What’s more, the burden of legacy systems and processes at many private banks has frequently led to the assumption that certain complicated issues simply cannot be resolved. For instance, client profiling remains inadequate as it ignores crucial risk factors that private banks wrongly believe they can’t update. Surveillance of trade checks also relies on manual processes that are error prone. Ultimately, this approach leads to a costly remediation exercise.
Finally, private banks haven’t adopted the right organisational and incentive structures. Setting up a dedicated project team to drive the change programme forward draws staff away from BAU roles. As a result, private banks have tended to prioritise short-term fixes that exacerbate the problem in the longer term.
What’s clear is that these challenges must be tackled if private banks are to introduce robust suitability. With further regulation on the horizon, the situation becomes even more urgent. Asia’s private banks must now knuckle down to the task of meeting their suitability obligations. The status quo is not sustainable.
The key to meeting their obligations is for private banks to
set up and adopt an end-to-end framework, which is embedded
into the sales and advisory process, and encompasses the five key
areas of suitability:
- client profiling – determine client risk profiles taking into
account all relevant factors;
- product rating – assess product risks and assign an
appropriate rating;
- controls and disclosures – guard against unsuitable
transactions and disclose relevant risks;
- surveillance – ensure the effectiveness of internal
controls;
- organisational culture – set up appropriate structure
and staff incentives.
But how should private banks go about establishing such a suitability framework? There are a number of factors to consider.
With all the piecemeal fixes to date, private banks need to focus on getting the approach and solution right the first time to avoid the re-work that has characterised many private banks’ suitability implementations. Throughout this process, a key mantra must always be: "keep it client-centric". If private banks simply approach their suitability requirements as a regulatory tick-box exercise, they will not succeed.
Automation is critical. Private banks need to build intelligence into their banking platform at every stage of the selling process. Relationship managers must be alerted to potential risk mismatches and concentration risk, which can then be discussed with the client. Automated suitability dashboards that capture control violations increase visibility to systematic issues. Controls that prevent relationship managers from trading products that they have not been trained on can reduce mis-selling.
The final piece of the puzzle for a successful roll-out is about getting the organisation mobilised and ready to meet suitability obligations. Critically, the incentive structure for relationship managers must not encourage them to push riskier products to clients. With a new wave of suitability regulations on the horizon, the pressure is on.
The Monetary Authority of Singapore, for example, is enhancing its regulatory framework for safeguarding investors’ interests. In 2016, amendments to the Securities and Futures Act will be tabled in parliament.

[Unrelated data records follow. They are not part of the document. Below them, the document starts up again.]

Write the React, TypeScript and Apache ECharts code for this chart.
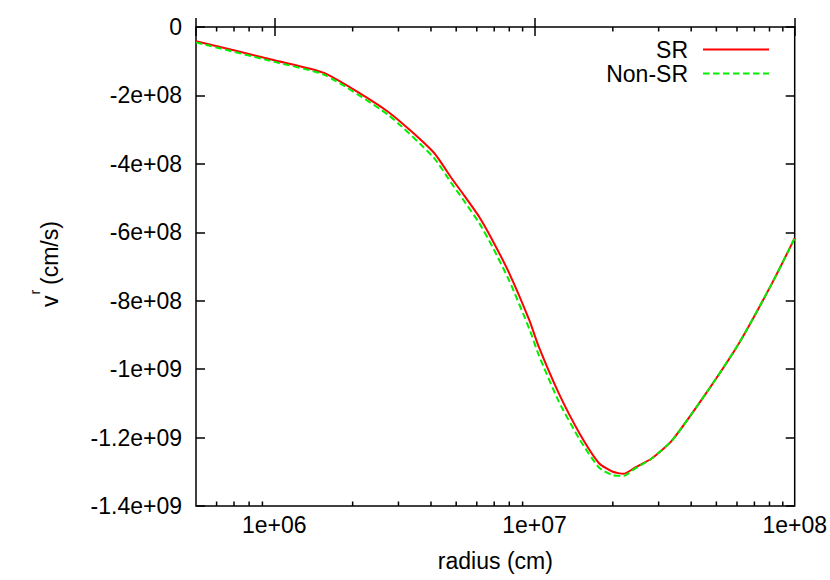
import React, { useEffect, useRef } from "react";
import * as echarts from "echarts";

// radius (cm) and v^r (cm/s)
const srRadius = [5e5, 1e6, 1.56e6, 2.75e6, 4.09e6, 4.8e6, 5.29e6, 6.14e6, 6.89e6, 8.0e6, 9.55e6, 1.04e7, 1.24e7, 1.49e7, 1.77e7, 2.0e7, 2.2e7, 2.44e7, 2.81e7, 3.38e7, 4.56e7, 6.1e7, 8.17e7, 1e8];
const srVel = [-4.15e7, -9.7e7, -1.35e8, -2.49e8, -3.66e8, -4.42e8, -4.86e8, -5.56e8, -6.23e8, -7.2e8, -8.57e8, -9.36e8, -1.071e9, -1.188e9, -1.275e9, -1.3e9, -1.306e9, -1.287e9, -1.262e9, -1.208e9, -1.071e9, -9.25e8, -7.5e8, -6.17e8];
const nonSrRadius = [5e5, 1e6, 1.56e6, 2.75e6, 4.09e6, 4.8e6, 5.29e6, 6.14e6, 6.89e6, 8.0e6, 9.55e6, 1.04e7, 1.24e7, 1.49e7, 1.77e7, 2.0e7, 2.2e7, 2.44e7, 2.81e7, 3.38e7, 4.56e7, 6.1e7, 8.17e7, 1e8];
const nonSrVel = [-4.5e7, -1.02e8, -1.4e8, -2.58e8, -3.81e8, -4.57e8, -5.02e8, -5.74e8, -6.42e8, -7.42e8, -8.82e8, -9.6e8, -1.095e9, -1.205e9, -1.288e9, -1.31e9, -1.312e9, -1.29e9, -1.262e9, -1.208e9, -1.071e9, -9.25e8, -7.5e8, -6.17e8];

const xTickValues = [1e6, 1e7, 1e8];
const xTickLabels = ["1e+06", "1e+07", "1e+08"];
const xMinorTicks = [6e5, 7e5, 8e5, 9e5, 2e6, 3e6, 4e6, 5e6, 6e6, 7e6, 8e6, 9e6, 2e7, 3e7, 4e7, 5e7, 6e7, 7e7, 8e7, 9e7];
const yTickValues = [-1.4e9, -1.2e9, -1e9, -8e8, -6e8, -4e8, -2e8, 0];
const yTickLabels = ["-1.4e+09", "-1.2e+09", "-1e+09", "-8e+08", "-6e+08", "-4e+08", "-2e+08", "0"];

const FONT = "'Liberation Sans', Arial, Helvetica, sans-serif";
const FS = 23;

function lookup(v: number, vals: number[], labels: string[]) {
  for (let i = 0; i < vals.length; i++) {
    const t = vals[i];
    if (Math.abs(v - t) <= Math.max(1, Math.abs(t) * 1e-6)) return labels[i];
  }
  return "";
}

export default function App() {
  const ref = useRef<HTMLDivElement>(null);
  useEffect(() => {
    if (!ref.current) return;
    const chart = echarts.init(ref.current, undefined, { renderer: "svg" });
    const grid = { left: 196, top: 27, width: 600, height: 479 };
    const xCommon = {
      type: "log" as const,
      logBase: 10,
      min: 5e5,
      max: 1e8,
      axisLine: { show: false },
      splitLine: { show: false },
      axisTick: { show: true, inside: true, length: 9, lineStyle: { color: "#000", width: 1.5 } },
    };
    const yCommon = {
      type: "value" as const,
      min: -1.4e9,
      max: 0,
      interval: 2e8,
      axisLine: { show: false },
      splitLine: { show: false },
      axisTick: { show: true, inside: true, length: 9, lineStyle: { color: "#000", width: 1.5 } },
    };
    chart.setOption({
      animation: false,
      backgroundColor: "#fff",
      textStyle: { fontFamily: FONT },
      grid: { ...grid, show: true, borderColor: "#000", borderWidth: 1.5, backgroundColor: "transparent" },
      xAxis: [
        {
          ...xCommon,
          position: "bottom",
          name: "radius (cm)",
          nameLocation: "middle",
          nameGap: 43,
          nameTextStyle: { fontSize: FS, color: "#000", fontFamily: FONT },
          axisLabel: {
            color: "#000",
            fontSize: FS,
            fontFamily: FONT,
            margin: 7,
            showMinLabel: true,
            showMaxLabel: true,
            formatter: (v: number) => lookup(v, xTickValues, xTickLabels),
          },
        },
        { ...xCommon, position: "top", axisLabel: { show: false } },
      ],
      yAxis: [
        {
          ...yCommon,
          position: "left",
          axisLabel: {
            color: "#000",
            fontSize: FS,
            fontFamily: FONT,
            margin: 14,
            formatter: (v: number) => lookup(v, yTickValues, yTickLabels),
          },
        },
        { ...yCommon, position: "right", axisLabel: { show: false } },
      ],
      legend: {
        orient: "vertical",
        right: 60,
        top: 38,
        padding: 0,
        align: "right",
        itemWidth: 66,
        itemHeight: 14,
        itemGap: 1,
        itemStyle: { opacity: 0 },
        textStyle: { fontSize: FS, color: "#000", fontFamily: FONT, lineHeight: 22, padding: [0, 10, 0, 0] },
        data: ["SR", "Non-SR"],
      },
      series: [
        {
          type: "custom",
          name: "minorTicks",
          xAxisIndex: 0,
          yAxisIndex: 0,
          silent: true,
          clip: false,
          data: xMinorTicks.map((v) => [v]),
          renderItem: (params: any, api: any) => {
            const x = api.value(0);
            const bottom = api.coord([x, -1.4e9]);
            const top = api.coord([x, 0]);
            const st = { stroke: "#000", lineWidth: 1.5 };
            return {
              type: "group",
              children: [
                { type: "line", shape: { x1: bottom[0], y1: bottom[1], x2: bottom[0], y2: bottom[1] - 4.5 }, style: st },
                { type: "line", shape: { x1: top[0], y1: top[1], x2: top[0], y2: top[1] + 4.5 }, style: st },
              ],
            };
          },
        },
        {
          type: "line",
          name: "SR",
          data: srRadius.map((r, i) => [r, srVel[i]]),
          showSymbol: false,
          symbol: "none",
          smooth: 0.2,
          lineStyle: { color: "#ff0000", width: 2 },
          itemStyle: { color: "#ff0000" },
        },
        {
          type: "line",
          name: "Non-SR",
          data: nonSrRadius.map((r, i) => [r, nonSrVel[i]]),
          showSymbol: false,
          symbol: "none",
          smooth: 0.2,
          lineStyle: { color: "#00ee00", width: 2, type: [6.5, 3.5] },
          itemStyle: { color: "#00ee00" },
        },
      ],
      graphic: [
        {
          type: "group",
          x: 49.5,
          y: 307,
          rotation: Math.PI / 2,
          children: [
            { type: "text", x: 0, y: 0, style: { text: "v", fontSize: FS, fontFamily: FONT, fill: "#000", align: "left", verticalAlign: "middle" } },
            { type: "text", x: 12.5, y: -15, style: { text: "r", fontSize: 14, fontFamily: FONT, fill: "#000", align: "left", verticalAlign: "middle" } },
            { type: "text", x: 22, y: 0, style: { text: "(cm/s)", fontSize: FS, fontFamily: FONT, fill: "#000", align: "left", verticalAlign: "middle" } },
          ],
        },
      ],
    });
    return () => chart.dispose();
  }, []);
  return <div ref={ref} style={{ position: "absolute", left: 0, top: 0, width: 830, height: 580 }} />;
}
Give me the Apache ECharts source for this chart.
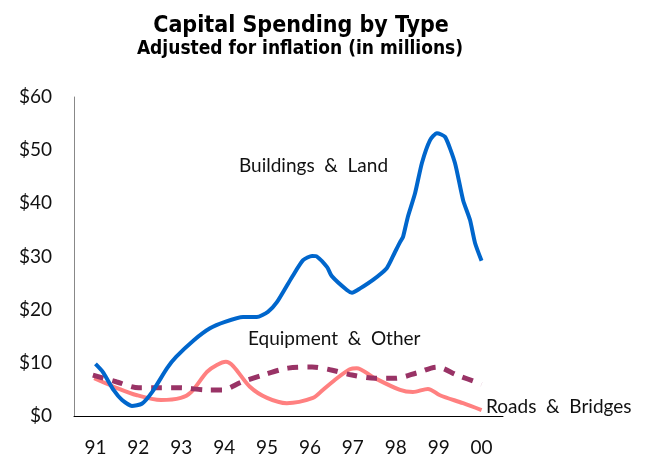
<!DOCTYPE html>
<html>
<head>
<meta charset="utf-8">
<script src="https://cdn.jsdelivr.net/npm/echarts@6/dist/echarts.min.js"></script>
<style>
  html, body { margin: 0; padding: 0; background: #fff; }
  #chart { width: 654px; height: 460px; }
</style>
</head>
<body>
<div id="chart"></div>
<script>
// year labels on the x axis (one band per year)
const yearLabels = ['91','92','93','94','95','96','97','98','99','00'];
const yTicks = [0, 10, 20, 30, 40, 50, 60];

// [year, $ millions]
const buildingsLand = [
  [91.00, 9.8], [91.17, 8.3], [91.43, 4.8], [91.62, 3.0], [91.85, 1.9],
  [92.08, 2.3], [92.32, 4.5], [92.67, 9.0], [92.88, 11.1], [93.30, 14.3],
  [93.67, 16.5], [94.02, 17.7], [94.44, 18.6], [94.76, 18.6], [95.02, 19.6],
  [95.23, 21.4], [95.58, 26.1], [95.84, 29.3], [96.05, 30.1], [96.16, 30.0],
  [96.40, 28.0], [96.51, 26.3], [96.86, 23.7], [96.98, 23.2], [97.17, 24.0],
  [97.47, 25.6], [97.79, 27.8], [97.98, 30.8], [98.10, 32.7], [98.17, 33.7],
  [98.28, 37.4], [98.45, 41.9], [98.61, 47.6], [98.80, 51.9], [98.96, 53.2],
  [99.15, 52.5], [99.38, 47.6], [99.57, 40.6], [99.73, 36.9], [99.85, 32.5],
  [100.0, 29.2]
];
const roadsBridges = [
  [90.97, 7.1], [91.43, 5.5], [91.97, 3.9], [92.53, 3.0], [92.99, 3.4],
  [93.23, 4.5], [93.60, 8.3], [93.83, 9.6], [94.04, 10.2], [94.21, 9.4],
  [94.60, 5.5], [95.00, 3.4], [95.46, 2.4], [96.07, 3.4], [96.30, 4.9],
  [96.63, 7.1], [96.93, 8.8], [97.09, 9.0], [97.47, 7.3], [98.10, 4.9],
  [98.40, 4.5], [98.75, 5.1], [99.03, 3.9], [99.57, 2.4], [100.0, 1.1]
];
const equipmentOther = [
  [90.94, 7.7], [91.50, 6.4], [92.01, 5.3], [92.48, 5.3], [92.99, 5.3],
  [93.58, 4.9], [93.95, 4.9], [94.41, 6.4], [94.90, 7.7], [95.49, 9.0],
  [96.05, 9.2], [96.47, 8.7], [96.98, 7.7], [97.52, 7.1], [97.98, 7.1],
  [98.49, 8.1], [98.96, 9.2], [99.43, 7.7], [100.0, 6.0]
];

const FONT = 'Lato, "Noto Sans", sans-serif';
const TITLE_FONT = '"DejaVu Sans Condensed", "DejaVu Sans", sans-serif';
const chart = echarts.init(document.getElementById('chart'));

function label(text, x, y){
  return { type: 'text', x: x, y: y, style: { text: text, fill: '#111', font: '19px ' + FONT, textVerticalAlign: 'middle' } };
}

const option = {
  animation: false,
  grid: { left: 74, right: 151, top: 97, bottom: 44 },
  graphic: [
    { type: 'text', x: 301, y: 26, style: { text: 'Capital Spending by Type', fill: '#000', font: 'bold 23px ' + TITLE_FONT, textAlign: 'center', textVerticalAlign: 'middle' } },
    { type: 'text', x: 300, y: 49, style: { text: 'Adjusted for inflation (in millions)', fill: '#000', font: 'bold 19px ' + TITLE_FONT, textAlign: 'center', textVerticalAlign: 'middle' } },
    label('Buildings  &  Land', 239, 166),
    label('Equipment  &  Other', 248, 339),
    label('Roads  &  Bridges', 486, 407)
  ],
  xAxis: [
    { type: 'category', data: yearLabels, boundaryGap: true,
      axisLine: { lineStyle: { color: '#000', width: 1 } }, axisTick: { show: false },
      axisLabel: { color: '#111', fontSize: 19, fontFamily: FONT, margin: 22 } },
    { type: 'value', min: 90.5, max: 100.5, show: false }
  ],
  yAxis: {
    type: 'value', min: yTicks[0], max: yTicks[yTicks.length - 1], interval: 10,
    axisLine: { show: true, lineStyle: { color: '#888', width: 1 } }, axisTick: { show: false },
    splitLine: { show: false },
    axisLabel: { color: '#111', fontSize: 19, fontFamily: FONT, margin: 22, formatter: v => '$' + v }
  },
  series: [
    { name: 'Roads & Bridges', type: 'line', xAxisIndex: 1, data: roadsBridges, smooth: 0.3, symbol: 'none',
      lineStyle: { color: '#ff8080', width: 4 } },
    { name: 'Equipment & Other', type: 'line', xAxisIndex: 1, data: equipmentOther, smooth: 0.3, symbol: 'none',
      lineStyle: { color: '#993366', width: 5, type: [11, 9] } },
    { name: 'Buildings & Land', type: 'line', xAxisIndex: 1, data: buildingsLand, smooth: 0.2, symbol: 'none',
      lineStyle: { color: '#0066cc', width: 4 } }
  ]
};
chart.setOption(option);
</script>
</body>
</html>
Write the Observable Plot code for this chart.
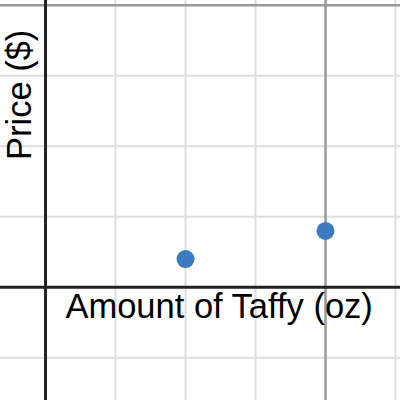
<!DOCTYPE html>
<html>
<head>
<meta charset="utf-8">
<script src="https://cdn.jsdelivr.net/npm/d3@7"></script>
<script src="https://cdn.jsdelivr.net/npm/@observablehq/plot@0.6"></script>
<style>
  html, body { margin: 0; padding: 0; background: #fff; }
</style>
</head>
<body>
<div id="chart"></div>
<script>
// Data
const amounts = [2, 4];          // ounces
const prices = [0.4, 0.8];       // dollars
const minorX = [1, 2, 3, 5];
const majorX = [4];
const minorY = [-1, 1, 2, 3];
const majorY = [4];
const xDomain = [-0.643, 5.071];
const yDomain = [-1.606, 4.068];
const xLabel = "Amount of Taffy (oz)";
const yLabel = "Price ($)";

const points = amounts.map((a, i) => ({amount: a, price: prices[i]}));

const chart = Plot.plot({
  width: 400,
  height: 400,
  margin: 0,
  x: {domain: xDomain, axis: null},
  y: {domain: yDomain, axis: null},
  style: {background: "#fff", fontFamily: "'Liberation Sans', Arial, sans-serif"},
  marks: [
    Plot.ruleX(minorX, {stroke: "#dedede", strokeWidth: 2}),
    Plot.ruleY(minorY, {stroke: "#dedede", strokeWidth: 2}),
    Plot.ruleX(majorX, {stroke: "#999", strokeWidth: 2.5}),
    Plot.ruleY(majorY, {stroke: "#999", strokeWidth: 2.5}),
    Plot.ruleX([0], {stroke: "#222", strokeWidth: 3}),
    Plot.ruleY([0], {stroke: "#222", strokeWidth: 3}),
    Plot.dot(points, {x: "amount", y: "price", r: 9, fill: "#3b7bbf", stroke: "none"}),
    Plot.text([xLabel], {x: 2.48, y: -0.43, text: d => d, fontSize: 34.5, fill: "#000", textAnchor: "middle", lineAnchor: "bottom"}),
    Plot.text([yLabel], {x: -0.214, y: 2.73, text: d => d, fontSize: 34.5, fill: "#000", textAnchor: "middle", lineAnchor: "bottom", rotate: -90})
  ]
});
document.getElementById("chart").appendChild(chart);
</script>
</body>
</html>
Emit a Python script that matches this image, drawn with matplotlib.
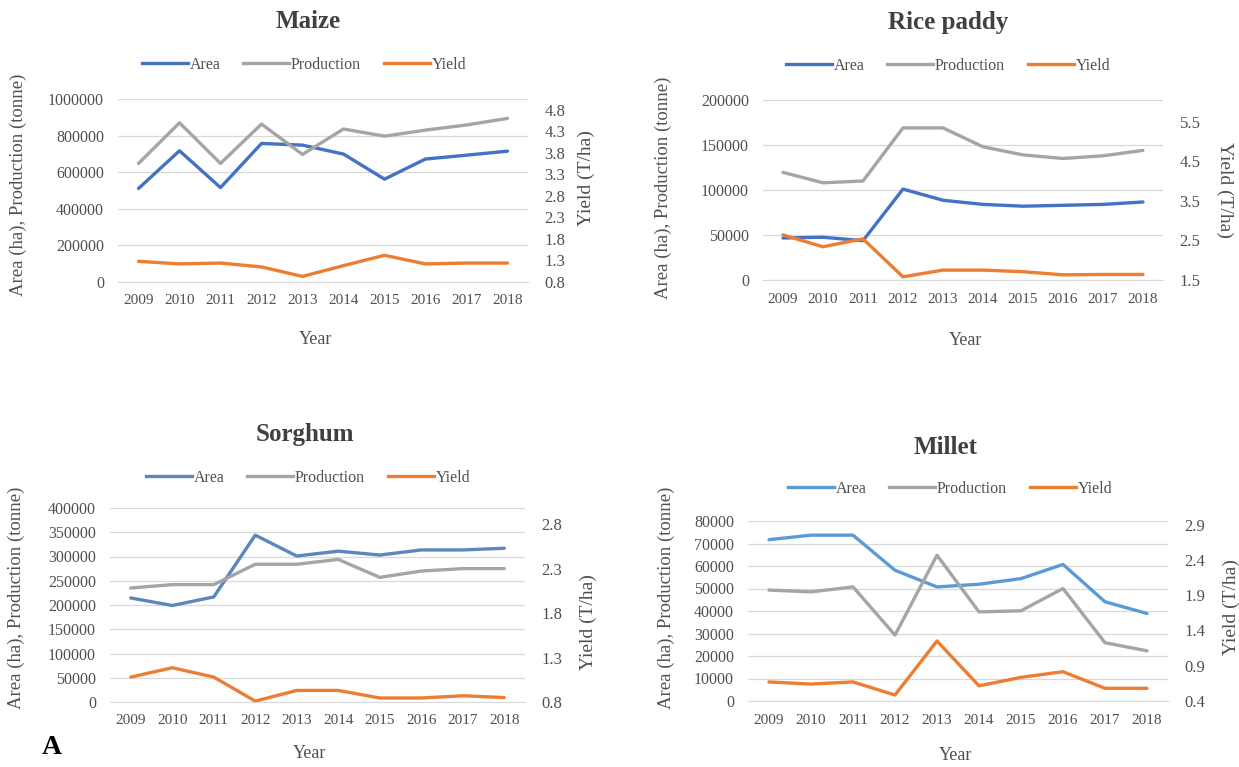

Accredited investors will have the option to benefit from the full range of safeguards applicable to retail investors. Furthermore, the MAS is still reviewing feedback on its proposal to introduce a complexity-risk ratings framework for investment products and for these ratings to be disclosed to investors.
With private banks in Asia already struggling with existing suitability requirements, these anticipated updates to the regulation will pile even more pressure on the industry. Private banks must act promptly to put in place an effective long-term strategy to meet their investment suitability obligations if they are to avoid the scrutiny of the regulators and deliver a better client service.